Return the listing below in full, with every line exactly as it is.

-- -- --

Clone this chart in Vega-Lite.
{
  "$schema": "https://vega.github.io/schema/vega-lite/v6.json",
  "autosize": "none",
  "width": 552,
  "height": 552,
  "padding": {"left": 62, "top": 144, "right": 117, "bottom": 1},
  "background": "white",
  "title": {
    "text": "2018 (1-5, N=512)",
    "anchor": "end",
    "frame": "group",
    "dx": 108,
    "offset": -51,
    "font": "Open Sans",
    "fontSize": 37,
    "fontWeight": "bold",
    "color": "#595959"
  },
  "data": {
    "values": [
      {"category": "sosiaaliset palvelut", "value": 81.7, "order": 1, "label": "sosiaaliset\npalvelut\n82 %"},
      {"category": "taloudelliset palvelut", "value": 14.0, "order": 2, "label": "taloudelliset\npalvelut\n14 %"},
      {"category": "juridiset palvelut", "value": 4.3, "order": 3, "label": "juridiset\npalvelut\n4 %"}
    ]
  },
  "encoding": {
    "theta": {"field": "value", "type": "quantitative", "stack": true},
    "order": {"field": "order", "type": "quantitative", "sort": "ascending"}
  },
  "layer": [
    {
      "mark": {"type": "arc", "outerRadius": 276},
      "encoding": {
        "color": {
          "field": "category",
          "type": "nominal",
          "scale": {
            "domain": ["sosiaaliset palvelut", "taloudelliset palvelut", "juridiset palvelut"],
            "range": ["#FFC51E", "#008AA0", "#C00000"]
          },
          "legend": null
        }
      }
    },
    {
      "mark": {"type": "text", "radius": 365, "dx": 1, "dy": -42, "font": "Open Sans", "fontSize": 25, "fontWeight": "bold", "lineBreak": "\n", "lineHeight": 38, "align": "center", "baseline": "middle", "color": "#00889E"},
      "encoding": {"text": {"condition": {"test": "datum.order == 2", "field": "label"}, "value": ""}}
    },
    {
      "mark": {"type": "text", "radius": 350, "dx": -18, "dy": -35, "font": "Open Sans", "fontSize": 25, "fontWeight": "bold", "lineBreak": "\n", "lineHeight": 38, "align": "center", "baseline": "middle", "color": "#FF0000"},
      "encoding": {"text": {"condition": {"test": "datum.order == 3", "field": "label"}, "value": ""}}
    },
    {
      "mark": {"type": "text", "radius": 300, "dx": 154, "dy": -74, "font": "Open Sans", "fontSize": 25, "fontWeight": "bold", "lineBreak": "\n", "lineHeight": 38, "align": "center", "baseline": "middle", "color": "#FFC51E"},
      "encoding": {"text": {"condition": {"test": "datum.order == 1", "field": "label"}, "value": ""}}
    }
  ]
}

-- -- --

◆ Reply to the task ◆
Clone this chart in Vega-Lite.
{
  "$schema": "https://vega.github.io/schema/vega-lite/v6.json",
  "autosize": "none",
  "width": 552,
  "height": 552,
  "padding": {"left": 62, "top": 144, "right": 117, "bottom": 1},
  "background": "white",
  "title": {
    "text": "2018 (1-5, N=512)",
    "anchor": "end",
    "frame": "group",
    "dx": 108,
    "offset": -51,
    "font": "Open Sans",
    "fontSize": 37,
    "fontWeight": "bold",
    "color": "#595959"
  },
  "data": {
    "values": [
      {"category": "sosiaaliset palvelut", "value": 81.7, "order": 1, "label": "sosiaaliset\npalvelut\n82 %"},
      {"category": "taloudelliset palvelut", "value": 14.0, "order": 2, "label": "taloudelliset\npalvelut\n14 %"},
      {"category": "juridiset palvelut", "value": 4.3, "order": 3, "label": "juridiset\npalvelut\n4 %"}
    ]
  },
  "encoding": {
    "theta": {"field": "value", "type": "quantitative", "stack": true},
    "order": {"field": "order", "type": "quantitative", "sort": "ascending"}
  },
  "layer": [
    {
      "mark": {"type": "arc", "outerRadius": 276},
      "encoding": {
        "color": {
          "field": "category",
          "type": "nominal",
          "scale": {
            "domain": ["sosiaaliset palvelut", "taloudelliset palvelut", "juridiset palvelut"],
            "range": ["#FFC51E", "#008AA0", "#C00000"]
          },
          "legend": null
        }
      }
    },
    {
      "mark": {"type": "text", "radius": 365, "dx": 1, "dy": -42, "font": "Open Sans", "fontSize": 25, "fontWeight": "bold", "lineBreak": "\n", "lineHeight": 38, "align": "center", "baseline": "middle", "color": "#00889E"},
      "encoding": {"text": {"condition": {"test": "datum.order == 2", "field": "label"}, "value": ""}}
    },
    {
      "mark": {"type": "text", "radius": 350, "dx": -18, "dy": -35, "font": "Open Sans", "fontSize": 25, "fontWeight": "bold", "lineBreak": "\n", "lineHeight": 38, "align": "center", "baseline": "middle", "color": "#FF0000"},
      "encoding": {"text": {"condition": {"test": "datum.order == 3", "field": "label"}, "value": ""}}
    },
    {
      "mark": {"type": "text", "radius": 300, "dx": 154, "dy": -74, "font": "Open Sans", "fontSize": 25, "fontWeight": "bold", "lineBreak": "\n", "lineHeight": 38, "align": "center", "baseline": "middle", "color": "#FFC51E"},
      "encoding": {"text": {"condition": {"test": "datum.order == 1", "field": "label"}, "value": ""}}
    }
  ]
}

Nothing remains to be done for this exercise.